Understanding the sphere's radius is key, as it's the distance from the center of the sphere to any point on its surface. Doubling the radius doesn't just double the volume; it increases by quite a bit more. This is because the volume is a function of the cube of the radius.

• Always ensure the radius is in the correct unit, so the volume calculation is accurate.
• The formula is derived from integral calculus, but it has been simplified for easy use.

By applying this formula, you can determine the volume of any sphere, helping you understand the capacity of spherical objects, whether it's a balloon or a planet.

Differentiation allows us to understand how a function changes relative to changes in its input variables. For spheres, when dealing with volume changes over time, we differentiate the volume formula to find rates of change.
The differentiation of the volume formula \( V = \frac{4}{3}\pi r^3 \) with respect to time \( t \) gives us:
\[\frac{dV}{dt} = 4\pi r^2 \frac{dr}{dt}\].
Here, \( \frac{dV}{dt} \) represents the rate of change of the volume, and \( \frac{dr}{dt} \) represents the rate of change of the radius.

• Each part tells us how a small change in \(r\) impacts \(V\).
• This is a core part of calculus and gives a powerful method to solve real-world problems involving changing quantities.

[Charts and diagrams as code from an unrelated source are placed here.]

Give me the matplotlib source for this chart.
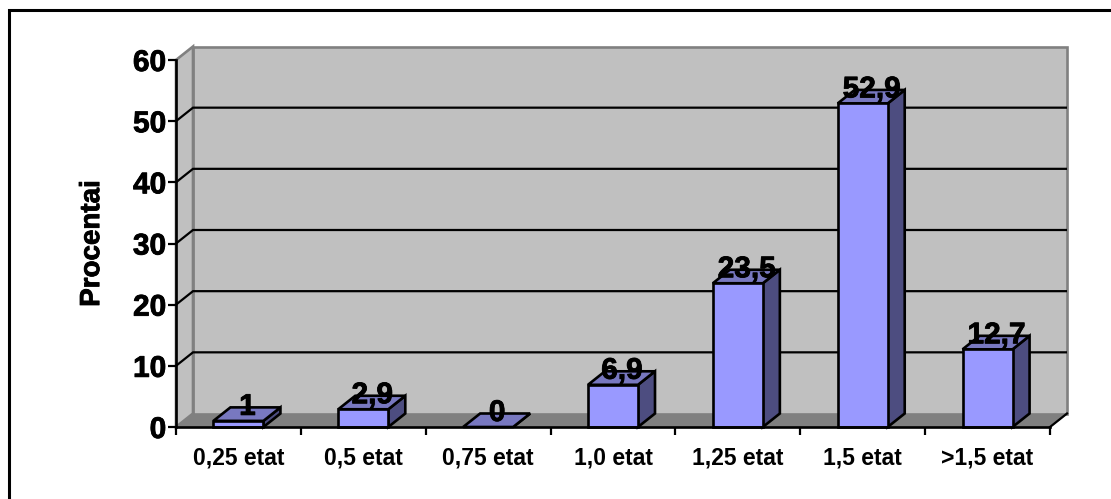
import matplotlib
matplotlib.use("Agg")
import matplotlib.pyplot as plt
import matplotlib.patheffects as pe
from matplotlib.lines import Line2D
from matplotlib.patches import Polygon

categories = ["0,25 etat", "0,5 etat", "0,75 etat", "1,0 etat", "1,25 etat", "1,5 etat", ">1,5 etat"]
values = [1, 2.9, 0, 6.9, 23.5, 52.9, 12.7]
value_labels = ["1", "2,9", "0", "6,9", "23,5", "52,9", "12,7"]
y_ticks = [0, 10, 20, 30, 40, 50, 60]

W, H = 1111, 499
LEFT, RIGHT, TOP, BOTTOM = 176, 1050, 60, 427  # front plane, pixels
DX = 17 / (RIGHT - LEFT) * 7       # depth in x units
DY = 13.5 / (BOTTOM - TOP) * 60    # depth in y units
BAR_W = 50 / (RIGHT - LEFT) * 7

plt.rcParams["font.family"] = ["Liberation Sans", "DejaVu Sans"]
plt.rcParams["font.weight"] = "bold"

fig = plt.figure(figsize=(W / 100, H / 100), dpi=100, facecolor="white")

# frame only shows on the top and left, it runs off the other two sides
fig.add_artist(Line2D([8.5 / W, 8.5 / W, 1], [0, 1 - 9.5 / H, 1 - 9.5 / H],
                      transform=fig.transFigure, color="black", lw=2.2,
                      solid_joinstyle="miter"))

ax = fig.add_axes([LEFT / W, 1 - BOTTOM / H, (RIGHT - LEFT) / W, (BOTTOM - TOP) / H])
ax.set_xlim(0, 7)
ax.set_ylim(0, 60)
ax.patch.set_visible(False)

heavy = [pe.withStroke(linewidth=0.6, foreground="black")]


def poly(pts, fc, ec, lw, z):
    ax.add_patch(Polygon(pts, closed=True, fc=fc, ec=ec, lw=lw, zorder=z, clip_on=False, joinstyle="miter"))


# walls and floor
poly([(0, 0), (7, 0), (7 + DX, DY), (DX, DY)], "#808080", "#808080", 1.0, 1)
poly([(DX, DY), (7 + DX, DY), (7 + DX, 60 + DY), (DX, 60 + DY)], "#c0c0c0", "#808080", 1.9, 1)
poly([(0, 0), (DX, DY), (DX, 60 + DY), (0, 60)], "#c0c0c0", "#808080", 1.9, 1)

# gridlines run across the back wall and down the side wall
for t in y_ticks[1:-1]:
    ax.plot([0, DX, 7 + DX], [t, t + DY, t + DY], color="black", lw=1.6, zorder=2, clip_on=False,
            solid_joinstyle="miter", solid_capstyle="butt")

# floor edge at the right
ax.plot([7, 7 + DX], [0, DY], color="black", lw=1.6, zorder=2, clip_on=False)

for i, v in enumerate(values):
    x0 = i + 0.5 - BAR_W / 2
    x1 = x0 + BAR_W
    poly([(x1, 0), (x1 + DX, DY), (x1 + DX, v + DY), (x1, v)], "#4d4d80", "black", 1.9, 3)
    poly([(x0, v), (x1, v), (x1 + DX, v + DY), (x0 + DX, v + DY)], "#7878c0", "black", 1.9, 3)
    if v > 0:
        poly([(x0, 0), (x1, 0), (x1, v), (x0, v)], "#9999ff", "black", 1.9, 4)
    ax.annotate(value_labels[i], (i + 0.5, v), xytext=(9, 0), textcoords="offset pixels",
                ha="center", va="bottom", fontsize=21.5, fontweight="bold", color="black", zorder=6,
                annotation_clip=False, path_effects=heavy)

ax.set_yticks(y_ticks)
ax.set_yticklabels([str(t) for t in y_ticks], fontsize=21.5, fontweight="bold", path_effects=heavy)
ax.set_xticks(range(8))
ax.set_xticklabels([])
ax.set_xticks([i + 0.5 for i in range(7)], minor=True)
ax.set_xticklabels(categories, minor=True, fontsize=16.5, fontweight="bold")
ax.tick_params(axis="x", which="minor", length=0, pad=14)
ax.tick_params(axis="x", which="major", direction="out", length=6, width=1.6, color="black")
ax.tick_params(axis="y", direction="out", length=6, width=1.6, pad=1)

for s in ["top", "right"]:
    ax.spines[s].set_visible(False)
for s in ["left", "bottom"]:
    ax.spines[s].set_linewidth(1.9)
    ax.spines[s].set_zorder(5)

ax.set_ylabel("Procentai", fontsize=20, fontweight="bold", labelpad=20, path_effects=heavy)

fig.savefig("out.png", dpi=100)
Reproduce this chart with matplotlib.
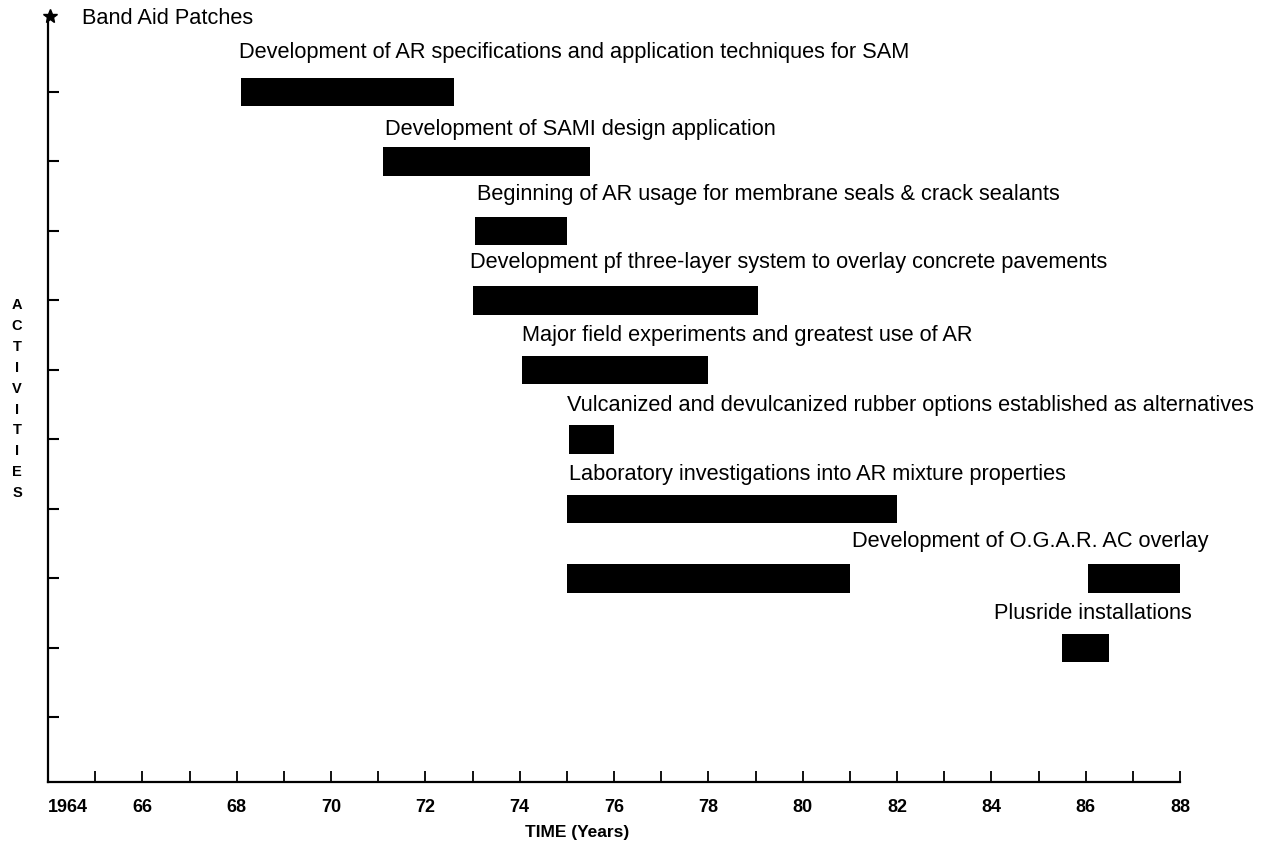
import matplotlib.pyplot as plt

plt.rcParams['font.family'] = ['Liberation Sans', 'DejaVu Sans']

# Activities (top to bottom), years after 1900
labels = [
    "Development of AR specifications and application techniques for SAM",
    "Development of SAMI design application",
    "Beginning of AR usage for membrane seals & crack sealants",
    "Development pf three-layer system to overlay concrete pavements",
    "Major field experiments and greatest use of AR",
    "Vulcanized and devulcanized rubber options established as alternatives",
    "Laboratory investigations into AR mixture properties",
    "Development of O.G.A.R. AC overlay",
    "Plusride installations",
]
# bar segments: row, start year, end year
bar_row = [0, 1, 2, 3, 4, 5, 6, 7, 7, 8]
bar_start = [68.1, 71.1, 73.05, 73.0, 74.05, 75.05, 75.0, 75.0, 86.05, 85.5]
bar_end = [72.6, 75.5, 75.0, 79.05, 78.0, 76.0, 82.0, 81.0, 88.0, 86.5]

# where each label sits (year of left edge, row)
label_x = [68.05, 71.15, 73.1, 72.95, 74.05, 75.0, 75.05, 81.05, 84.05]
label_y = [-0.56, 0.55, 1.48, 2.46, 3.50, 4.52, 5.51, 6.47, 7.51]

fig = plt.figure(figsize=(12.65, 8.43), dpi=100)
ax = fig.add_axes([48 / 1265, 1 - 782 / 843, 1132 / 1265, (782 - 16) / 843])

for r, s, e in zip(bar_row, bar_start, bar_end):
    ax.barh(r, e - s, left=s, height=0.41, color='black')

for txt, x, y in zip(labels, label_x, label_y):
    ax.text(x, y, txt, fontsize=15.7, va='center', ha='left')

# Band Aid Patches marker at top of axis
ax.plot([64.05], [-1.09], marker='*', color='black', ms=10, clip_on=False)
ax.text(64.72, -1.06, "Band Aid Patches", fontsize=15.7, va='center', ha='left')

ax.set_xlim(64, 88)
ax.set_ylim(9.93, -1.09)

ax.spines['top'].set_visible(False)
ax.spines['right'].set_visible(False)
ax.spines['left'].set_linewidth(1.6)
ax.spines['bottom'].set_linewidth(1.6)

ax.set_yticks(range(10))
ax.set_yticklabels([])
ax.tick_params(axis='y', direction='in', length=8, width=1.5)

years = list(range(64, 89, 2))
ax.set_xticks(years)
ax.set_xticklabels(['1964'] + [str(y) for y in years[1:]], fontsize=13, fontweight='bold')
ax.set_xticks(range(65, 89, 2), minor=True)
ax.tick_params(axis='x', which='both', direction='in', length=8, width=1.3, pad=12)
ax.get_xticklabels()[0].set_horizontalalignment('left')

ax.set_xlabel("TIME (Years)", fontsize=12.5, fontweight='bold', va='center')
ax.xaxis.set_label_coords((577 - 48) / 1132, (782 - 833) / 766)

for i, ch in enumerate("ACTIVITIES"):
    fig.text(17 / 1265, 1 - (305 + i * 20.9) / 843, ch, fontsize=10.5,
             fontweight='bold', ha='center', va='center')

fig.savefig('out.png', dpi=100)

Differentiation helps us peek into dynamic systems, providing insights into how changing one factor, like radius, influences another, like volume.

To ensure calculations are correct, it's important to convert all measurements to consistent units. In our problem, the diameter was originally given in inches and needed to be converted to feet.
Knowing the conversion factor—1 foot equals 12 inches—is essential.

• To convert from inches to feet, divide by 12.
• For feet to inches, multiply by 12.

Consistency in units prevents errors in calculations. It ensures that computations, especially involving geometrical shapes like spheres, are accurate and reliable.
For example, converting 20 inches to feet results in approximately 1.6667 feet. This change is crucial, as inconsistent use of units can lead to mistakes in measuring rates or volumes.

The rate of change tells us how quickly a variable changes over time. In this exercise, we are interested in how fast the radius of a balloon is changing as helium is pumped into it.
Using the related rates formula, we found that:\[\frac{dr}{dt} = \frac{5}{8.722} \approx 0.573 \text{ feet per minute}\]

• \( \frac{dr}{dt} \) indicates speed at which the balloon's radius expands.
• This concept applies broadly in physics, finance, and any area involving change over time.

Understanding the rate of change helps predict future states of a system. It provides a mathematical way to analyze concepts like speed, growth, and inflation in various real-world situations.